Pentagon told Obama no campaign trappings

U.S. military authorities told advisors to Barack Obama this week that he could not bring press or campaign staff on a visit to wounded troops from Iraq and Afghanistan at a hospital in Germany, a Pentagon spokesman said Friday.

After advisors learned of the restriction, the presumptive Democratic presidential nominee canceled his scheduled visit Friday to the military’s Landstuhl Regional Medical Center in southern Germany.

Pentagon Press Secretary Geoff Morrell cited a military directive that activities “reasonably viewed as directly or indirectly associating the [Defense Department] with a partisan political activity” should be avoided.

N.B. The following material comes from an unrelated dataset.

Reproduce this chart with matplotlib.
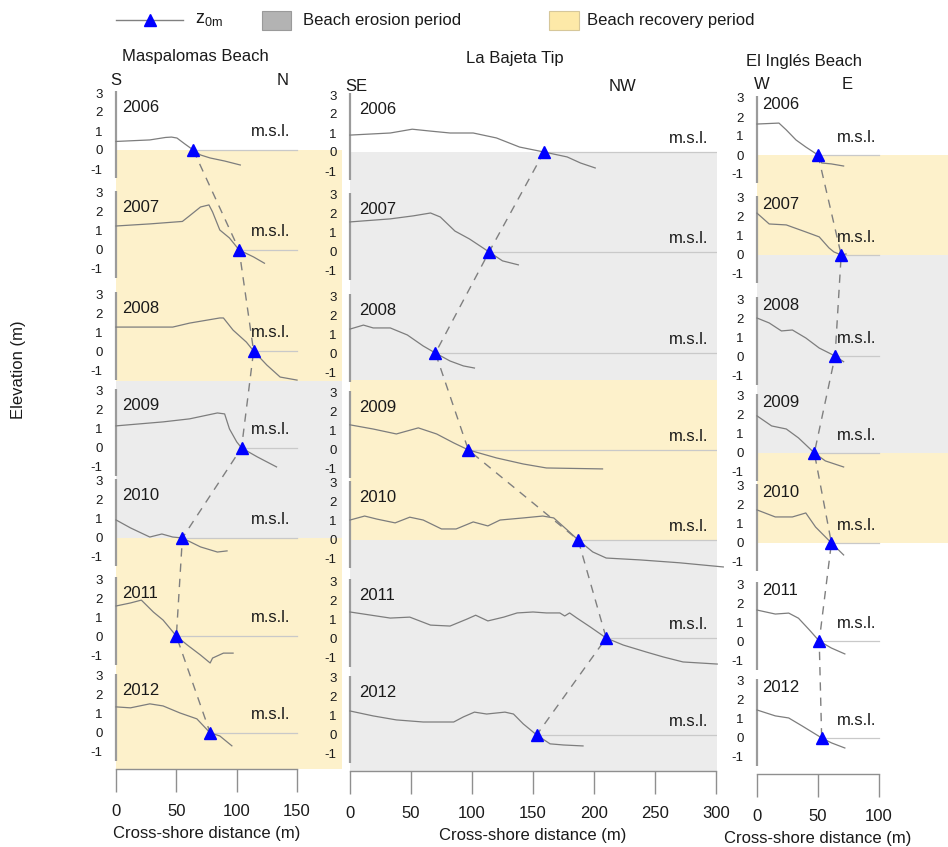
import matplotlib
matplotlib.use("Agg")
import matplotlib.pyplot as plt
from matplotlib.patches import Rectangle
from matplotlib.lines import Line2D

plt.rcParams["font.family"] = ["Liberation Sans", "DejaVu Sans"]
plt.rcParams["mathtext.fontset"] = "custom"
plt.rcParams["mathtext.rm"] = "Liberation Sans"

# ---------------------------------------------------------------- data
YEARS = [2006, 2007, 2008, 2009, 2010, 2011, 2012]
Y_TICK_VALUES = [3, 2, 1, 0, -1]
Y_TICK_LABELS = ["3", "2", "1", "0", "-1"]

# Maspalomas Beach: cross-shore distance (m) / elevation (m)
MASP_X = {
    2006: [0, 28, 41, 46, 50.5, 57, 64, 70, 78, 90, 103],
    2007: [0, 28, 55, 61, 70, 77, 80, 86, 94, 102, 114, 123],
    2008: [0, 47, 61, 86, 89, 97, 108, 114, 125, 136, 150],
    2009: [0, 39, 61, 84, 90, 94, 100, 104, 117, 133],
    2010: [0, 12, 28, 38, 47, 55, 70, 84, 92],
    2011: [0, 12, 21, 31, 39, 50, 59, 70, 78, 80, 89, 97],
    2012: [0, 12, 28, 39, 53, 67, 78, 86, 96],
}
MASP_Z = {
    2006: [0.45, 0.53, 0.66, 0.68, 0.63, 0.32, 0, -0.26, -0.42, -0.58, -0.79],
    2007: [1.26, 1.37, 1.5, 1.8, 2.26, 2.37, 2.0, 1.05, 0.63, 0, -0.37, -0.7],
    2008: [1.26, 1.26, 1.47, 1.74, 1.74, 1.1, 0.47, 0, -0.74, -1.37, -1.53],
    2009: [1.16, 1.37, 1.53, 1.84, 1.79, 1.0, 0.32, 0, -0.47, -1.0],
    2010: [0.95, 0.53, 0.05, 0.21, 0.05, 0, -0.47, -0.74, -0.68],
    2011: [1.58, 1.74, 1.89, 1.26, 0.84, 0, -0.47, -1.0, -1.42, -1.16, -0.9, -0.9],
    2012: [1.37, 1.32, 1.53, 1.42, 1.05, 0.74, 0, -0.16, -0.68],
}
MASP_Z0 = [64, 102, 114, 104, 55, 50, 78]
MASP_PERIODS = ["recovery", "recovery", "erosion", "erosion", "recovery", "recovery"]

# La Bajeta Tip
BAJ_X = {
    2006: [0, 33, 51, 66, 82, 101, 120, 139, 159, 178, 189, 201],
    2007: [0, 33, 52, 66, 74, 86, 98, 114, 125, 138],
    2008: [0, 11, 19, 33, 47, 60, 70, 82, 93, 102],
    2009: [0, 19, 38, 56, 71, 85, 97, 120, 142, 161, 207],
    2010: [0, 12, 22, 37, 49, 60, 75, 87, 101, 113, 123, 142, 158, 167, 178,
           187, 199, 210, 238, 270, 306],
    2011: [0, 33, 49, 66, 82, 96, 103, 113, 126, 137, 150, 161, 172, 176, 180,
           186, 197, 210, 224, 243, 257, 273, 301],
    2012: [0, 19, 38, 60, 85, 93, 102, 112, 127, 134, 142, 153, 164, 175, 191],
}
BAJ_Z = {
    2006: [0.89, 1.0, 1.2, 1.1, 1.0, 1.0, 0.74, 0.26, 0, -0.26, -0.58, -0.84],
    2007: [1.58, 1.74, 1.9, 2.05, 1.84, 1.1, 0.68, 0, -0.47, -0.68],
    2008: [1.26, 1.47, 1.32, 1.32, 0.95, 0.37, 0, -0.42, -0.68, -0.79],
    2009: [1.32, 1.1, 0.84, 1.16, 0.84, 0.37, 0, -0.42, -0.74, -0.95, -1.0],
    2010: [1.05, 1.26, 1.1, 0.9, 1.2, 1.05, 0.58, 0.58, 0.95, 0.74, 1.05, 1.16,
           1.26, 1.16, 0.53, 0, -0.63, -0.95, -1.05, -1.2, -1.42],
    2011: [1.37, 1.05, 1.1, 0.68, 0.63, 1.0, 1.2, 0.9, 1.1, 1.32, 1.37, 1.32,
           1.32, 1.16, 1.32, 1.05, 0.58, 0, -0.37, -0.74, -1.0, -1.26, -1.37],
    2012: [1.26, 1.0, 0.79, 0.68, 0.68, 0.95, 1.2, 1.1, 1.2, 1.1, 0.58, 0,
           -0.47, -0.53, -0.58],
}
BAJ_Z0 = [159, 114, 70, 97, 187, 210, 153]
BAJ_PERIODS = ["erosion", "erosion", "recovery", "recovery", "erosion", "erosion"]

# El Inglés Beach
ING_X = {
    2006: [0, 18, 24, 32, 40, 50, 53, 61, 71],
    2007: [0, 10, 24, 40, 51, 59, 63, 69, 73],
    2008: [0, 10, 20, 29, 40, 51, 64, 71],
    2009: [0, 12, 24, 34, 47, 56, 71],
    2010: [0, 15, 29, 40, 48, 61, 71],
    2011: [0, 15, 26, 34, 43, 51, 61, 72],
    2012: [0, 15, 26, 37, 53, 61, 72],
}
ING_Z = {
    2006: [1.63, 1.68, 1.32, 0.79, 0.42, 0, -0.42, -0.47, -0.58],
    2007: [2.2, 1.63, 1.58, 1.21, 0.95, 0.37, 0.16, 0, 0.05],
    2008: [2.0, 1.74, 1.32, 1.37, 0.95, 0.42, 0, -0.3],
    2009: [1.95, 1.42, 1.26, 0.79, 0, -0.42, -0.74],
    2010: [1.74, 1.37, 1.37, 1.58, 0.84, 0, -0.63],
    2011: [1.63, 1.42, 1.47, 1.2, 0.58, 0, -0.37, -0.68],
    2012: [1.47, 1.16, 1.05, 0.63, 0, -0.26, -0.53],
}
ING_Z0 = [50, 69, 64, 47, 61, 51, 53]
ING_PERIODS = ["recovery", "erosion", "erosion", "recovery", None, None]

# ---------------------------------------------------------------- layout
W, H = 948, 847
PX_PER_UNIT = 19.0
BASELINES = [0, -5.26, -10.58, -15.68, -20.42, -25.58, -30.68]
Y_TOP, Y_BOTTOM = 3.4, -32.58

PERIOD_COLORS = {"erosion": "#ececec", "recovery": "#fdf1cb"}
LEGEND_COLORS = {"erosion": "#b3b3b3", "recovery": "#fde9a8"}
PROFILE_COLOR = "#7d7d7d"
AXIS_COLOR = "#8f8f8f"
TEXT_COLOR = "#1a1a1a"

PANELS = [
    dict(title="Maspalomas Beach", x=MASP_X, z=MASP_Z, z0=MASP_Z0,
         periods=MASP_PERIODS, edge_shift={2: -1.6},
         left=116, right=342, zero_px=150, px_per_m=1.207, x_end=150,
         title_x=66, dirs=[("S", 0), ("N", 138)], dir_dy=3.2,
         year_dx=4.5, year_y=2.25, msl_x=144, msl_y=0.95),
    dict(title="La Bajeta Tip", x=BAJ_X, z=BAJ_Z, z0=BAJ_Z0,
         periods=BAJ_PERIODS, edge_shift={2: -1.4},
         left=350, right=717, zero_px=152, px_per_m=1.22, x_end=300,
         title_x=135, dirs=[("SE", 5), ("NW", 223)], dir_dy=0.3,
         year_dx=6.5, year_y=2.25, msl_x=293.5, msl_y=0.72),
    dict(title="El Inglés Beach", x=ING_X, z=ING_Z, z0=ING_Z0,
         periods=ING_PERIODS, edge_shift={},
         left=757, right=948, zero_px=155, px_per_m=1.22, x_end=100,
         title_x=38.5, dirs=[("W", 4), ("E", 74)], dir_dy=3.9,
         year_dx=3.5, year_y=2.65, msl_x=98, msl_y=0.93),
]

fig = plt.figure(figsize=(W / 100, H / 100), dpi=100)


def period_bands(periods, edge_shift):
    """Merge consecutive survey intervals of the same kind into bands."""
    bands = []
    i = 0
    while i < len(periods):
        kind = periods[i]
        j = i
        while j < len(periods) and periods[j] == kind:
            j += 1
        if kind is not None:
            top = BASELINES[i] + edge_shift.get(i, 0)
            bottom = Y_BOTTOM if j == len(YEARS) - 1 else BASELINES[j] + edge_shift.get(j, 0)
            bands.append((kind, bottom, top))
        i = j
    return bands


for p in PANELS:
    top_px = p["zero_px"] - Y_TOP * PX_PER_UNIT
    bot_px = p["zero_px"] - Y_BOTTOM * PX_PER_UNIT
    ax = fig.add_axes([p["left"] / W, 1 - bot_px / H,
                       (p["right"] - p["left"]) / W, (bot_px - top_px) / H])
    ax.patch.set_alpha(0)
    ax.set_xlim(0, (p["right"] - p["left"]) / p["px_per_m"])
    ax.set_ylim(Y_BOTTOM, Y_TOP)

    # erosion / recovery shading
    for kind, bottom, top in period_bands(p["periods"], p["edge_shift"]):
        ax.axhspan(bottom, top, color=PERIOD_COLORS[kind], lw=0, zorder=0)

    for k, year in enumerate(YEARS):
        base = BASELINES[k]
        # per-profile elevation axis segment
        ax.plot([0, 0], [base - 1.5, base + 3.1], color="#9b9b9b", lw=1.6,
                solid_capstyle="butt", clip_on=False, zorder=1)
        # mean sea level reference
        ax.plot([p["z0"][k], p["x_end"]], [base, base], color="#c9c9c9",
                lw=0.9, zorder=1)
        ax.text(p["msl_x"], base + p["msl_y"], "m.s.l.", ha="right",
                va="center", fontsize=12, color=TEXT_COLOR, zorder=3)
        # beach profile
        ax.plot(p["x"][year], [base + v for v in p["z"][year]],
                color=PROFILE_COLOR, lw=0.9, clip_on=False, zorder=2)
        ax.annotate(str(year), xy=(0, base + p["year_y"]),
                    xytext=(p["year_dx"], 0), textcoords="offset points",
                    ha="left", va="center", fontsize=12, color=TEXT_COLOR)

    # shoreline (z = 0 m) migration
    ax.plot(p["z0"], BASELINES, color="#7f7f7f", lw=1.0,
            dashes=(6, 5), zorder=3)
    ax.plot(p["z0"], BASELINES, ls="none", marker="^", ms=9,
            color="#0000ff", zorder=5, clip_on=False)

    # axes styling
    ticks_y = [BASELINES[k] + v for k in range(len(YEARS)) for v in Y_TICK_VALUES]
    labels_y = Y_TICK_LABELS * len(YEARS)
    ax.set_yticks(ticks_y)
    ax.set_yticklabels(labels_y)
    ax.tick_params(axis="y", length=0, pad=9.5, labelsize=9.5,
                   labelcolor=TEXT_COLOR)
    for side in ("top", "right", "left"):
        ax.spines[side].set_visible(False)
    ax.spines["bottom"].set_bounds(0, p["x_end"])
    ax.spines["bottom"].set_color(AXIS_COLOR)
    ax.spines["bottom"].set_linewidth(1.0)
    ax.set_xticks(list(range(0, p["x_end"] + 1, 50)))
    ax.tick_params(axis="x", direction="out", length=16.5, width=1.0,
                   color=AXIS_COLOR, labelsize=12, pad=9,
                   labelcolor=TEXT_COLOR)
    ax.annotate("Cross-shore distance (m)", xy=(p["x_end"] / 2, 0),
                xycoords=("data", "axes fraction"), xytext=(0, -46.5),
                textcoords="offset points", ha="center", va="center",
                fontsize=12, color=TEXT_COLOR)

    # titles and orientation
    ax.annotate(p["title"], xy=(p["title_x"], 1),
                xycoords=("data", "axes fraction"), xytext=(0, 20.5),
                textcoords="offset points", ha="center", va="center",
                fontsize=12, color=TEXT_COLOR)
    for label, xpos in p["dirs"]:
        ax.annotate(label, xy=(xpos, 1), xycoords=("data", "axes fraction"),
                    xytext=(0, p["dir_dy"]), textcoords="offset points",
                    ha="center", va="center", fontsize=12, color=TEXT_COLOR)

fig.text(19 / W, 1 - 370 / H, "Elevation (m)", rotation=90, ha="center",
         va="center", fontsize=12, color=TEXT_COLOR)

# legend row (pixel-like coordinates)
lax = fig.add_axes([0, 0, 1, 1])
lax.set_xlim(0, W)
lax.set_ylim(H, 0)
lax.axis("off")
lax.add_line(Line2D([116, 183], [20, 20], color="#808080", lw=1.0))
lax.add_line(Line2D([150], [20], marker="^", ms=9, color="#0000ff", ls="none"))
lax.text(195, 20, r"$\mathregular{z_{0m}}$", fontsize=13, ha="left",
         va="center", color=TEXT_COLOR)
lax.add_patch(Rectangle((262, 11), 29, 19, facecolor=LEGEND_COLORS["erosion"],
                        edgecolor="#9a9a9a", lw=0.8))
lax.text(303, 20, "Beach erosion period", fontsize=12, ha="left",
         va="center", color=TEXT_COLOR)
lax.add_patch(Rectangle((549, 11), 30, 19, facecolor=LEGEND_COLORS["recovery"],
                        edgecolor="#d6c79a", lw=0.8))
lax.text(587, 20, "Beach recovery period", fontsize=12, ha="left",
         va="center", color=TEXT_COLOR)

fig.savefig("out.png", dpi=100)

The military was prepared to accommodate Obama’s traveling press and campaign staff at the passenger terminal at Ramstein Air Base, the U.S. Air Force base where his campaign’s chartered Boeing 757 had been cleared to land, Morrell said.


But, he said, only Obama and his Senate staff could visit the hospital.

Obama spokesman Robert Gibbs initially released a statement saying the senator had decided to cancel out of respect for the troops, because it would be inappropriate on “a trip funded by the campaign.”

That statement said nothing about the Pentagon restriction. Gibbs later said it became apparent the Pentagon “would have tried to politicize this, and then others would try to politicize this.”

Presumptive GOP nominee John McCain criticized Obama on Thursday for canceling the visit, saying it was never inappropriate to visit U.S. troops.